Ireland needs “strong social values” to respond to the current challenging times, Senator Rónán Mullen said at the launch of his European election campaign in Galway last night.
Lack of trust meant Irish politics had a "credibility gap the size of the Gap of Dunloe", the Independent legislator from east Galway said at a function in the Ardilaun Hotel.
Conviction politics
Mr Mullen, who is standing in the Midlands North West constituency, criticised a "slavish adherence to authority" in the current political culture in Ireland, with "too many of our elected representatives" abandoning "critical analysis of policy to vote again and again against their own convictions and local community".
Mr Mullen said he was neither a “sycophantic Europhile” nor a “Eurosceptic”, and where the EU worked for Ireland he would support it.
However, as someone who had voted against the first Lisbon Treaty and for the second, he said he was very critical of any attempt by Europe to overstep boundaries and he opposed the “increasing intolerant push to harmonise values on certain issues” relating to “life, education and the family . . . An example of the creep into areas of national sovereignty can be seen in the ‘Lunacek report’, a non-binding but influential report, published this week, where under the guise of promoting common values, the European Parliament proposed to undermine member state autonomy in areas such as education,” he said.
This report “poses a real risk to debate and free speech on important social issues”, he said.
As a “farmer’s son from Ahascragh” and someone whose relatives had benefited from the European Social Fund, he said there was much to be valued in Ireland’s EU membership.
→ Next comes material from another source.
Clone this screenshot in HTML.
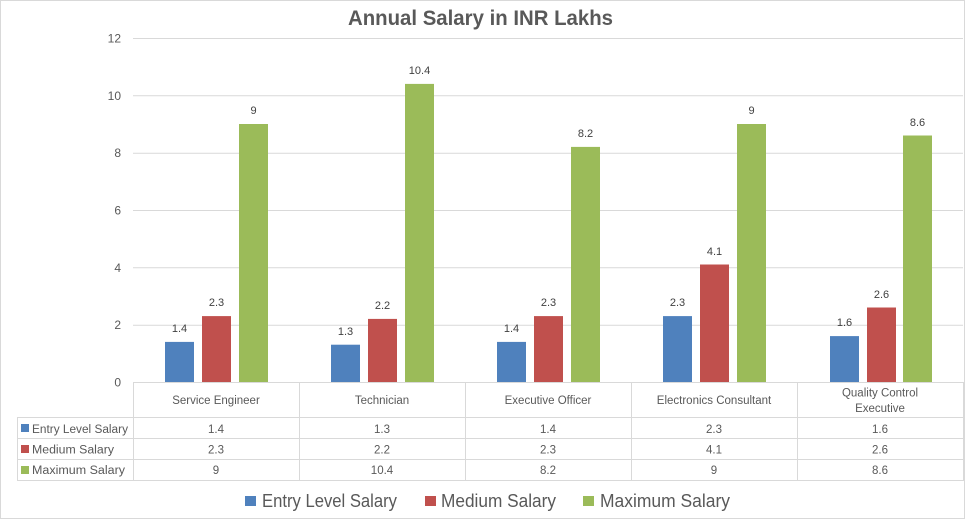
<!DOCTYPE html>
<html>
<head>
<meta charset="utf-8">
<style>
  html, body { margin: 0; padding: 0; background: #ffffff; }
  body { width: 966px; height: 520px; overflow: hidden; }
  svg { display: block; font-family: "Liberation Sans", Arial, sans-serif; }
</style>
</head>
<body>
<svg width="966" height="520" viewBox="0 0 966 520" xmlns="http://www.w3.org/2000/svg">
  <rect x="0" y="0" width="966" height="520" fill="#ffffff"/>
  <rect x="0.5" y="0.5" width="964" height="518" fill="none" stroke="#d9d9d9" stroke-width="1"/>

  <!-- Title -->
  <text x="348" y="25" font-size="21" font-weight="bold" fill="#595959" textLength="265" lengthAdjust="spacingAndGlyphs">Annual Salary in INR Lakhs</text>

  <!-- Gridlines -->
  <g stroke="#d9d9d9" stroke-width="1">
    <line x1="133" y1="38.5" x2="963" y2="38.5"/>
    <line x1="133" y1="95.8" x2="963" y2="95.8"/>
    <line x1="133" y1="153.2" x2="963" y2="153.2"/>
    <line x1="133" y1="210.5" x2="963" y2="210.5"/>
    <line x1="133" y1="267.8" x2="963" y2="267.8"/>
    <line x1="133" y1="325.2" x2="963" y2="325.2"/>
    <line x1="133" y1="382.5" x2="963" y2="382.5"/>
  </g>

  <!-- Y labels -->
  <g font-size="12" fill="#595959" text-anchor="end">
    <text x="121" y="42.5">12</text>
    <text x="121" y="99.8">10</text>
    <text x="121" y="157.2">8</text>
    <text x="121" y="214.5">6</text>
    <text x="121" y="271.8">4</text>
    <text x="121" y="329.2">2</text>
    <text x="121" y="386.5">0</text>
  </g>

  <!-- Bars -->
  <!-- Service Engineer cs=133 -->
  <rect x="165" y="341.9" width="29" height="40.1" fill="#4f81bd"/>
  <rect x="202" y="316.1" width="29" height="65.9" fill="#c0504d"/>
  <rect x="239" y="124" width="29" height="258" fill="#9bbb59"/>
  <!-- Technician cs=299 -->
  <rect x="331" y="344.7" width="29" height="37.3" fill="#4f81bd"/>
  <rect x="368" y="318.9" width="29" height="63.1" fill="#c0504d"/>
  <rect x="405" y="83.9" width="29" height="298.1" fill="#9bbb59"/>
  <!-- Executive Officer cs=465 -->
  <rect x="497" y="341.9" width="29" height="40.1" fill="#4f81bd"/>
  <rect x="534" y="316.1" width="29" height="65.9" fill="#c0504d"/>
  <rect x="571" y="146.9" width="29" height="235.1" fill="#9bbb59"/>
  <!-- Electronics Consultant cs=631 -->
  <rect x="663" y="316.1" width="29" height="65.9" fill="#4f81bd"/>
  <rect x="700" y="264.5" width="29" height="117.5" fill="#c0504d"/>
  <rect x="737" y="124" width="29" height="258" fill="#9bbb59"/>
  <!-- Quality Control Executive cs=797 -->
  <rect x="830" y="336.1" width="29" height="45.9" fill="#4f81bd"/>
  <rect x="867" y="307.5" width="29" height="74.5" fill="#c0504d"/>
  <rect x="903" y="135.5" width="29" height="246.5" fill="#9bbb59"/>

  <!-- Data labels -->
  <g font-size="11" fill="#404040" text-anchor="middle">
    <text x="179.5" y="332">1.4</text>
    <text x="216.5" y="306">2.3</text>
    <text x="253.5" y="114">9</text>

    <text x="345.5" y="335">1.3</text>
    <text x="382.5" y="309">2.2</text>
    <text x="419.5" y="74">10.4</text>

    <text x="511.5" y="332">1.4</text>
    <text x="548.5" y="306">2.3</text>
    <text x="585.5" y="137">8.2</text>

    <text x="677.5" y="306">2.3</text>
    <text x="714.5" y="255">4.1</text>
    <text x="751.5" y="114">9</text>

    <text x="844.5" y="326">1.6</text>
    <text x="881.5" y="298">2.6</text>
    <text x="917.5" y="126">8.6</text>
  </g>

  <!-- Data table lines -->
  <g stroke="#d9d9d9" stroke-width="1">
    <line x1="133.5" y1="382" x2="133.5" y2="480"/>
    <line x1="299.5" y1="382" x2="299.5" y2="480"/>
    <line x1="465.5" y1="382" x2="465.5" y2="480"/>
    <line x1="631.5" y1="382" x2="631.5" y2="480"/>
    <line x1="797.5" y1="382" x2="797.5" y2="480"/>
    <line x1="963.5" y1="382" x2="963.5" y2="480"/>
    <line x1="17.5" y1="417" x2="17.5" y2="480"/>
    <line x1="17" y1="417.5" x2="964" y2="417.5"/>
    <line x1="17" y1="438.5" x2="964" y2="438.5"/>
    <line x1="17" y1="459.5" x2="964" y2="459.5"/>
    <line x1="17" y1="480.5" x2="964" y2="480.5"/>
  </g>

  <!-- Category labels -->
  <g font-size="11.5" fill="#595959" text-anchor="middle">
    <text x="216" y="404">Service Engineer</text>
    <text x="382" y="404">Technician</text>
    <text x="548" y="404">Executive Officer</text>
    <text x="714" y="404">Electronics Consultant</text>
    <text x="880" y="396.5">Quality Control</text>
    <text x="880" y="412">Executive</text>
  </g>

  <!-- Row headers -->
  <rect x="21" y="424" width="8" height="8" fill="#4f81bd"/>
  <rect x="21" y="445" width="8" height="8" fill="#c0504d"/>
  <rect x="21" y="466" width="8" height="8" fill="#9bbb59"/>
  <g font-size="11.5" fill="#595959">
    <text x="32" y="433" textLength="96" lengthAdjust="spacingAndGlyphs">Entry Level Salary</text>
    <text x="32" y="453.5" textLength="82" lengthAdjust="spacingAndGlyphs">Medium Salary</text>
    <text x="32" y="474" textLength="93" lengthAdjust="spacingAndGlyphs">Maximum Salary</text>
  </g>

  <!-- Table values -->
  <g font-size="11.5" fill="#595959" text-anchor="middle">
    <text x="216" y="433">1.4</text>
    <text x="382" y="433">1.3</text>
    <text x="548" y="433">1.4</text>
    <text x="714" y="433">2.3</text>
    <text x="880" y="433">1.6</text>

    <text x="216" y="453.5">2.3</text>
    <text x="382" y="453.5">2.2</text>
    <text x="548" y="453.5">2.3</text>
    <text x="714" y="453.5">4.1</text>
    <text x="880" y="453.5">2.6</text>

    <text x="216" y="474">9</text>
    <text x="382" y="474">10.4</text>
    <text x="548" y="474">8.2</text>
    <text x="714" y="474">9</text>
    <text x="880" y="474">8.6</text>
  </g>

  <!-- Legend -->
  <rect x="245" y="496" width="11" height="10" fill="#4f81bd"/>
  <rect x="425" y="496" width="11" height="10" fill="#c0504d"/>
  <rect x="583" y="496" width="11" height="10" fill="#9bbb59"/>
  <g font-size="18" fill="#595959">
    <text x="262" y="507" textLength="135" lengthAdjust="spacingAndGlyphs">Entry Level Salary</text>
    <text x="441" y="507" textLength="115" lengthAdjust="spacingAndGlyphs">Medium Salary</text>
    <text x="600" y="507" textLength="130" lengthAdjust="spacingAndGlyphs">Maximum Salary</text>
  </g>
</svg>
</body>
</html>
Mr Mullen said that he stood up for the right of conscientious objection by doctors to abortion when on the Irish parliamentary delegation to the Council of Europe.
'Wide audience'
He said that the election offered a platform to "promote issues to a wide audience", referring to his Seanad focus on "the protection of life, the needs of families, communities and vulnerable people, both old and young" and issues such as unemployment and emigration.
Several hundred people attended the event, some travelling from Donegal, Offaly and Westmeath.